=== What this task involves ===
Omit any picture, and return the remaining data exactly as written.
──────── Information shown ────────
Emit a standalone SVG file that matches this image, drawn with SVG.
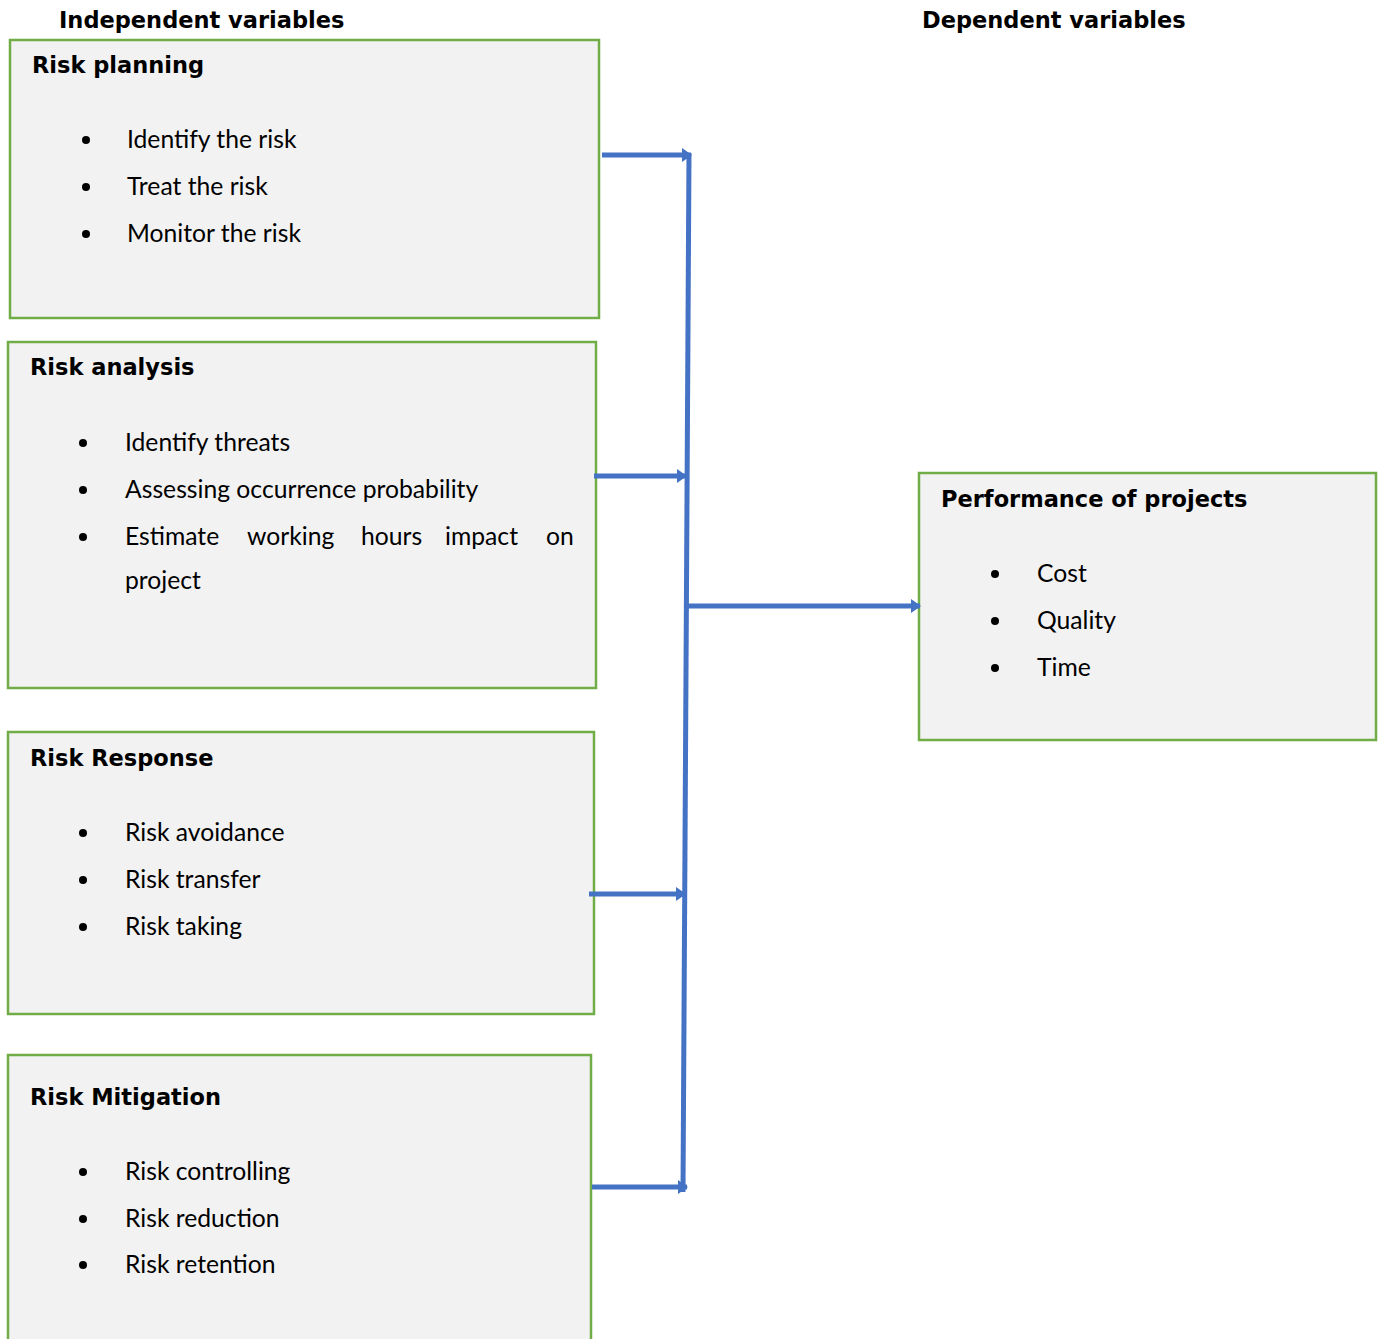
<svg xmlns="http://www.w3.org/2000/svg" width="1382" height="1339" viewBox="0 0 1382 1339">
<defs>
<style>
.box{fill:#f2f2f2;stroke:#70ad47;stroke-width:2.5}
.hd{font-family:"DejaVu Sans",Lato,sans-serif;font-weight:bold;font-size:22.5px;fill:#000}
.tx{font-family:Lato,"Liberation Sans",sans-serif;font-size:24.7px;fill:#000}
.bul{fill:#000}
.ln{stroke:#4472c4;stroke-width:5;fill:none}
</style>
<marker id="ah" viewBox="0 0 10 14" refX="9" refY="7" markerWidth="10" markerHeight="14" markerUnits="userSpaceOnUse" orient="auto">
<path d="M0,0 L10,7 L0,14 z" fill="#4472c4"/>
</marker>
</defs>
<rect width="1382" height="1339" fill="#fff"/>
<text class="hd" x="59" y="28">Independent variables</text>
<text class="hd" x="922" y="28">Dependent variables</text>

<g id="risk-planning">
<rect class="box" x="10" y="40" width="589" height="278"/>
<text class="hd" x="32" y="73">Risk planning</text>
<circle class="bul" cx="86" cy="140" r="4"/><text class="tx" x="127" y="148">Identify the risk</text>
<circle class="bul" cx="86" cy="187" r="4"/><text class="tx" x="127" y="195">Treat the risk</text>
<circle class="bul" cx="86" cy="234" r="4"/><text class="tx" x="127" y="242">Monitor the risk</text>
</g>

<g id="risk-analysis">
<rect class="box" x="8" y="342" width="588" height="346"/>
<text class="hd" x="30" y="375">Risk analysis</text>
<circle class="bul" cx="83" cy="443" r="4"/><text class="tx" x="125" y="451">Identify threats</text>
<circle class="bul" cx="83" cy="490" r="4"/><text class="tx" x="125" y="498">Assessing occurrence probability</text>
<circle class="bul" cx="83" cy="537" r="4"/>
<text class="tx" y="545"><tspan x="125">Estimate</tspan><tspan x="247">working</tspan><tspan x="361">hours</tspan><tspan x="445">impact</tspan><tspan x="546">on</tspan></text>
<text class="tx" x="125" y="589">project</text>
</g>

<g id="risk-response">
<rect class="box" x="8" y="732" width="586" height="282"/>
<text class="hd" x="30" y="766">Risk Response</text>
<circle class="bul" cx="83" cy="833" r="4"/><text class="tx" x="125" y="841">Risk avoidance</text>
<circle class="bul" cx="83" cy="880" r="4"/><text class="tx" x="125" y="888">Risk transfer</text>
<circle class="bul" cx="83" cy="927" r="4"/><text class="tx" x="125" y="935">Risk taking</text>
</g>

<g id="risk-mitigation">
<rect class="box" x="8" y="1055" width="583" height="300"/>
<text class="hd" x="30" y="1105">Risk Mitigation</text>
<circle class="bul" cx="83" cy="1172" r="4"/><text class="tx" x="125" y="1180">Risk controlling</text>
<circle class="bul" cx="83" cy="1219" r="4"/><text class="tx" x="125" y="1227">Risk reduction</text>
<circle class="bul" cx="83" cy="1265" r="4"/><text class="tx" x="125" y="1273">Risk retention</text>
</g>

<g id="performance">
<rect class="box" x="919" y="473" width="457" height="267"/>
<text class="hd" x="941" y="507">Performance of projects</text>
<circle class="bul" cx="995" cy="574" r="4"/><text class="tx" x="1037" y="582">Cost</text>
<circle class="bul" cx="995" cy="621" r="4"/><text class="tx" x="1037" y="629">Quality</text>
<circle class="bul" cx="995" cy="668" r="4"/><text class="tx" x="1037" y="676">Time</text>
</g>

<g id="connectors">
<line class="ln" x1="689" y1="153" x2="683" y2="1192" stroke-width="4"/>
<line class="ln" x1="602" y1="155" x2="691" y2="155" marker-end="url(#ah)"/>
<line class="ln" x1="594" y1="476" x2="686" y2="476" marker-end="url(#ah)"/>
<line class="ln" x1="589" y1="894" x2="685" y2="894" marker-end="url(#ah)"/>
<line class="ln" x1="592" y1="1187" x2="687" y2="1187" stroke-width="7" marker-end="url(#ah)"/>
<line class="ln" x1="688" y1="606" x2="920" y2="606" stroke-width="7" marker-end="url(#ah)"/>
</g>
</svg>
────────
=== Response to the exercise ===
Emit a standalone SVG file that matches this image, drawn with SVG.
<svg xmlns="http://www.w3.org/2000/svg" width="1382" height="1339" viewBox="0 0 1382 1339">
<defs>
<style>
.box{fill:#f2f2f2;stroke:#70ad47;stroke-width:2.5}
.hd{font-family:"DejaVu Sans",Lato,sans-serif;font-weight:bold;font-size:22.5px;fill:#000}
.tx{font-family:Lato,"Liberation Sans",sans-serif;font-size:24.7px;fill:#000}
.bul{fill:#000}
.ln{stroke:#4472c4;stroke-width:5;fill:none}
</style>
<marker id="ah" viewBox="0 0 10 14" refX="9" refY="7" markerWidth="10" markerHeight="14" markerUnits="userSpaceOnUse" orient="auto">
<path d="M0,0 L10,7 L0,14 z" fill="#4472c4"/>
</marker>
</defs>
<rect width="1382" height="1339" fill="#fff"/>
<text class="hd" x="59" y="28">Independent variables</text>
<text class="hd" x="922" y="28">Dependent variables</text>

<g id="risk-planning">
<rect class="box" x="10" y="40" width="589" height="278"/>
<text class="hd" x="32" y="73">Risk planning</text>
<circle class="bul" cx="86" cy="140" r="4"/><text class="tx" x="127" y="148">Identify the risk</text>
<circle class="bul" cx="86" cy="187" r="4"/><text class="tx" x="127" y="195">Treat the risk</text>
<circle class="bul" cx="86" cy="234" r="4"/><text class="tx" x="127" y="242">Monitor the risk</text>
</g>

<g id="risk-analysis">
<rect class="box" x="8" y="342" width="588" height="346"/>
<text class="hd" x="30" y="375">Risk analysis</text>
<circle class="bul" cx="83" cy="443" r="4"/><text class="tx" x="125" y="451">Identify threats</text>
<circle class="bul" cx="83" cy="490" r="4"/><text class="tx" x="125" y="498">Assessing occurrence probability</text>
<circle class="bul" cx="83" cy="537" r="4"/>
<text class="tx" y="545"><tspan x="125">Estimate</tspan><tspan x="247">working</tspan><tspan x="361">hours</tspan><tspan x="445">impact</tspan><tspan x="546">on</tspan></text>
<text class="tx" x="125" y="589">project</text>
</g>

<g id="risk-response">
<rect class="box" x="8" y="732" width="586" height="282"/>
<text class="hd" x="30" y="766">Risk Response</text>
<circle class="bul" cx="83" cy="833" r="4"/><text class="tx" x="125" y="841">Risk avoidance</text>
<circle class="bul" cx="83" cy="880" r="4"/><text class="tx" x="125" y="888">Risk transfer</text>
<circle class="bul" cx="83" cy="927" r="4"/><text class="tx" x="125" y="935">Risk taking</text>
</g>

<g id="risk-mitigation">
<rect class="box" x="8" y="1055" width="583" height="300"/>
<text class="hd" x="30" y="1105">Risk Mitigation</text>
<circle class="bul" cx="83" cy="1172" r="4"/><text class="tx" x="125" y="1180">Risk controlling</text>
<circle class="bul" cx="83" cy="1219" r="4"/><text class="tx" x="125" y="1227">Risk reduction</text>
<circle class="bul" cx="83" cy="1265" r="4"/><text class="tx" x="125" y="1273">Risk retention</text>
</g>

<g id="performance">
<rect class="box" x="919" y="473" width="457" height="267"/>
<text class="hd" x="941" y="507">Performance of projects</text>
<circle class="bul" cx="995" cy="574" r="4"/><text class="tx" x="1037" y="582">Cost</text>
<circle class="bul" cx="995" cy="621" r="4"/><text class="tx" x="1037" y="629">Quality</text>
<circle class="bul" cx="995" cy="668" r="4"/><text class="tx" x="1037" y="676">Time</text>
</g>

<g id="connectors">
<line class="ln" x1="689" y1="153" x2="683" y2="1192" stroke-width="4"/>
<line class="ln" x1="602" y1="155" x2="691" y2="155" marker-end="url(#ah)"/>
<line class="ln" x1="594" y1="476" x2="686" y2="476" marker-end="url(#ah)"/>
<line class="ln" x1="589" y1="894" x2="685" y2="894" marker-end="url(#ah)"/>
<line class="ln" x1="592" y1="1187" x2="687" y2="1187" stroke-width="7" marker-end="url(#ah)"/>
<line class="ln" x1="688" y1="606" x2="920" y2="606" stroke-width="7" marker-end="url(#ah)"/>
</g>
</svg>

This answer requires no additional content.